Mit meinem Kollegen Ross, dem Engländer, zu dem langsam eine Ausländer-Solidarität entsteht (wir lachen beide meistens als letzte oder gar nicht über Witze, verpassen oft wichtige Sachen die für alle anderen klar sind und müssen über die Norweger einfach hin und wieder den Kopf schütteln) habe ich 50 Kronen gewettet, dass Snus schädlicher ist als Zigaretten. Muss es doch sein, wenn es überall außer in Schweden und Norwegen verboten ist? Ich habe es noch nicht rausbekommen.

Eher weil wir nicht wussten, wo sie sonst stehen sollte als aus Intention hatten wir die Tischtennisplatte im Keller und die war unter den Feiernden wirklich beliebt. Es war lustig, zuzuschauen, und noch lustiger, selbst zu spielen. Ein anderer Kollege ist so überzeugt von seinen Fähigkeiten, dass er mir sagte wenn ich ein Turnier, 3 Spiele, gegen ihn gewinnen würde, könnte ich sonstwas von ihm verlangen. Diesen gefährlichen Freifahrtschein ließ ich sofort von Ross bezeugen und bin natürlich angestachelt. Das wird ja wohl bis November nicht unmöglich sein! Gestern Abend wurde es nichts, er ist wirklich gut und schnippelt fies, aber es war knapp. Man muss sich Ziele setzen, und ich werde mir noch etwas wirklich Fieses für ihn als Strafe einfallen lassen.
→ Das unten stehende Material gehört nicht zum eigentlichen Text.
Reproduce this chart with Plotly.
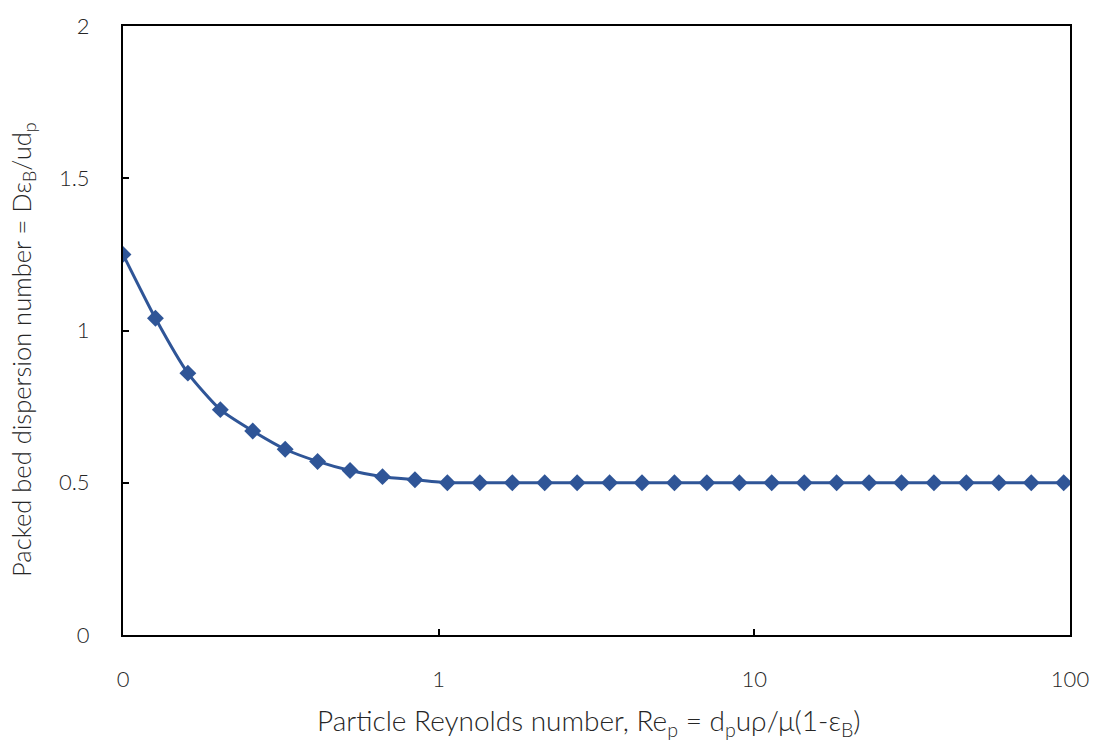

So nahm mal wieder ein sehr unterhaltsamer Abend seinen Lauf, selbst mit all den Erwachsenen, die in dieser gepflegten hippen Umgebung und in den teuren Kostümen genauso albern waren wie wir Studenten bei unseren billigen WG-Partys. Nur dass ich mich um 3 Uhr morgens ziemlich lang mit einem Firmenchef über die Flüchtlingspolitik in Deutschland und allgemein unterhielt erinnerte daran, dass ich es mit einem anderen Klientel zu tun hatte.

Schlussendlich war es 4 Uhr, die letzten Leute aus dem Keller gefegt, das Licht ausgemacht und abgeschlossen. Es regnete nicht, die Luft war herrlich klar und kühl, ich fuhr mit meinem Chef auf dem Fahrrad nach Hause weil wir so ziemlich den selben Weg haben (und er immer Angst um alle). Auf der Hälfte wurde es uns zu steil und wir schoben einfach den Rest, durch die stille Stadt und gelbes Straßenlaternenlicht, und redeten über alles mögliche. Am Ende verabschiedeten wir uns mit dem für Norweger obligatorischen Dank für den Abend und mein Chef seufzte, dass er wohl bald wieder aufstehen müsse weil die Kinder früh wach werden würden. Die Erwachsenenwelt war zurück, für ihn. Ich radelte glücklich nach Hause um so lang zu schlafen wie ich wollte und heute bis zum Abend komplett ohne Verpflichtungen. Ihr Erwachsenen, macht mal euer Ding, ich werde euch nicht so bald beitreten! Aber viel vormachen könnt ihr mir auch nicht mehr.